1 Reply Latest reply on Mar 9, 2012 5:43 PM by Jean-Pierre Dijcks-Oracle

    Hadoop / NoSql

      reading the documents about hadoop and NoSql, I don't understand when it is better to use one or the other and if the two products can be used togheter.

        • 1. Re: Hadoop / NoSql
          Jean-Pierre Dijcks-Oracle

          There is a lot that can be said based on your question. First, my assumption is that when you say "NoSQL" you are implying the use of Oracle NoSQL Database... (Hadoop is NoSQL as well in the broadest sense of the NoSQL term).

          With that, yes you can use Oracle NoSQL Database and Hadoop together. For example you can store your user profile information in NoSQL DB, you can use a MapReduce input format to extract data from NoSQL DB and then work on the data with MR.
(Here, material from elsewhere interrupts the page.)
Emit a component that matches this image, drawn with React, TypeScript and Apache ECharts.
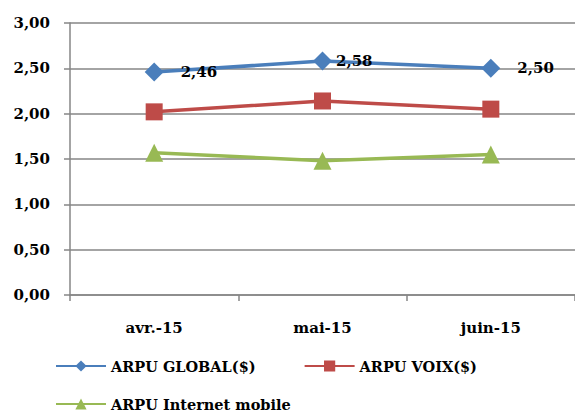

          Generally speaking (I'm consciously ignoring HBase now), you would store large write-once, read many times data chunks in HDFS/Hadoop. Classic examples are weblogs, sensor data streams. These are written down in large chuncks onto HDFS (say a weblog file is broken into 128MB chunks). You write and read sequentially (hence the requirement for general disk) but do not update anything - least of all you do not update any "records" based on keys.

          NoSQL DB gives you transactions based on (primary) key. You have random IO patterns, reading single records (I'm simplifying a little) and having the chance to update and delete these based on their key. This is really leveraging a b-tree index like structure. The value (the index is the key) is a string of bytes which are not interpreted by the DB is simply passed to the Java program upon reading.

          So generally speaking, look at the required access pattern. If it is random, single record based use a NoSQL DB (or HBase), if it is batch access for analysis use HDFS.